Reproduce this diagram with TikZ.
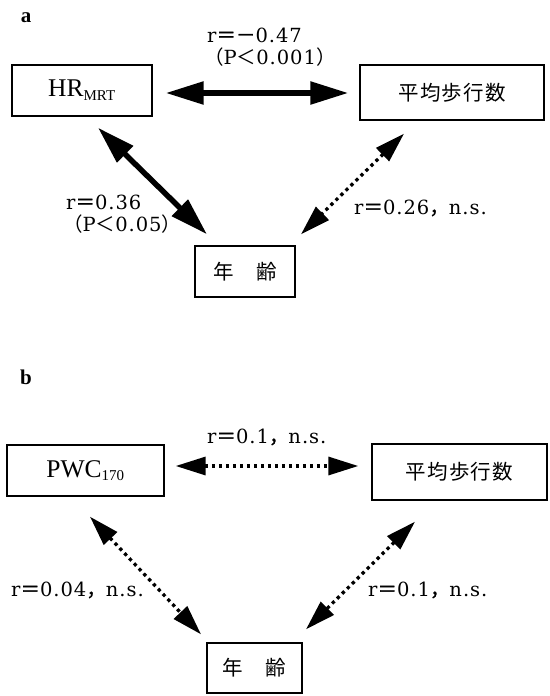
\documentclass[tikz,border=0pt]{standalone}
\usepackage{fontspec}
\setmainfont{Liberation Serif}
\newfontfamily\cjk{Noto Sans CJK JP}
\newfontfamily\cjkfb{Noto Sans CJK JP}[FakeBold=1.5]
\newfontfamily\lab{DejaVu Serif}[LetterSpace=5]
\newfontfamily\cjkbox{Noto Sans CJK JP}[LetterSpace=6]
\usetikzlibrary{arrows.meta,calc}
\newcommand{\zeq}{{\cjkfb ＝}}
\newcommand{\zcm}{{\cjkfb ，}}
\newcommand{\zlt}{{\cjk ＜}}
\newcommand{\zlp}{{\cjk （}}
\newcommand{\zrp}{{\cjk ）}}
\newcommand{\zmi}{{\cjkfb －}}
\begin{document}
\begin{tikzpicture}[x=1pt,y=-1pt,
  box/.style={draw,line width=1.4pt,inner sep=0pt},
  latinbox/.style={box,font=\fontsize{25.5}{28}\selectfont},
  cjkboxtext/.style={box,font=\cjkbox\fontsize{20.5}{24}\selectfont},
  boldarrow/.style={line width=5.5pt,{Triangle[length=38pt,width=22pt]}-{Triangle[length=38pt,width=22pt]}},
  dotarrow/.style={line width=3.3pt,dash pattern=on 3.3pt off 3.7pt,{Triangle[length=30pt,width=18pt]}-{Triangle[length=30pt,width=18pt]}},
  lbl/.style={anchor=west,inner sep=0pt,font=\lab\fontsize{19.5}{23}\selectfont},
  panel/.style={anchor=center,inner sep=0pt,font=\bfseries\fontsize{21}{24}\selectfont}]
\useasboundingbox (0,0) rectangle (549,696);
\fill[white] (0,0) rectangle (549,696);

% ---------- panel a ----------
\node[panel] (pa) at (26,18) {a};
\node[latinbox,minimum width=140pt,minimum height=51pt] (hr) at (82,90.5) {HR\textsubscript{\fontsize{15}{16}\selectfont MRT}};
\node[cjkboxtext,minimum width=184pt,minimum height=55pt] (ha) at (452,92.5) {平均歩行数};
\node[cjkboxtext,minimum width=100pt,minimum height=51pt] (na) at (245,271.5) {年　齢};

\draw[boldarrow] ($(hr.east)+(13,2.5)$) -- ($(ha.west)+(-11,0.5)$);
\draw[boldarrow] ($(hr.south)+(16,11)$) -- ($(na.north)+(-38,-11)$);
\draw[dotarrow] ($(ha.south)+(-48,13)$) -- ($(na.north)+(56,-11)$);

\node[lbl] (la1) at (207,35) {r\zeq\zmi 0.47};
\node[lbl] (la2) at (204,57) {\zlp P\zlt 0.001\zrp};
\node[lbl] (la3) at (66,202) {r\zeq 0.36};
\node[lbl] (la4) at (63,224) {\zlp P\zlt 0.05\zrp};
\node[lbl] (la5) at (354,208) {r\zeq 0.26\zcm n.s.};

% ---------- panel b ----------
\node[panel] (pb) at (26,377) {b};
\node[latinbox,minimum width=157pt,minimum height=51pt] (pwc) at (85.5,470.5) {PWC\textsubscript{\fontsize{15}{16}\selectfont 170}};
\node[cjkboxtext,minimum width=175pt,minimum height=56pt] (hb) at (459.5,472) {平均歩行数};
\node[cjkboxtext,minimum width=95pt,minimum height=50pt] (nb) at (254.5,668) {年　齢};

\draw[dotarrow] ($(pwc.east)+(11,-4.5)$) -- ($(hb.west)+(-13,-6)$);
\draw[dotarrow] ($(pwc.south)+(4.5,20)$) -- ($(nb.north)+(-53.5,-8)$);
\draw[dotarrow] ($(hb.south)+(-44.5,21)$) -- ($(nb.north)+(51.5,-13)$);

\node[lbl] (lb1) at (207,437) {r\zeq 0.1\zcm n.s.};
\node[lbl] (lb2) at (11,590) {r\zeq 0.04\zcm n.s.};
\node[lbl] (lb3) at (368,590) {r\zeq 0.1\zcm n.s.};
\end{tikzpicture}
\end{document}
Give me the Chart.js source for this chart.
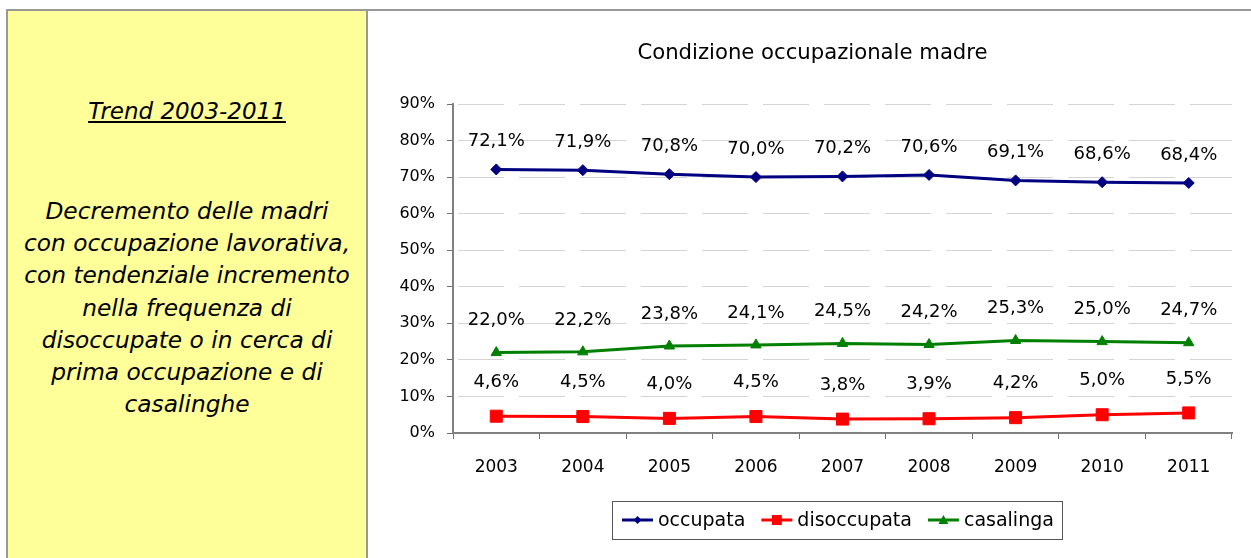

PROBLEM STATEMENT:
Locate the string "this" in the listing above and copy every line where it occurs.

TASK ANSWER:
Reproduce this diagram with TikZ.
Give me the Chart.js source for this chart.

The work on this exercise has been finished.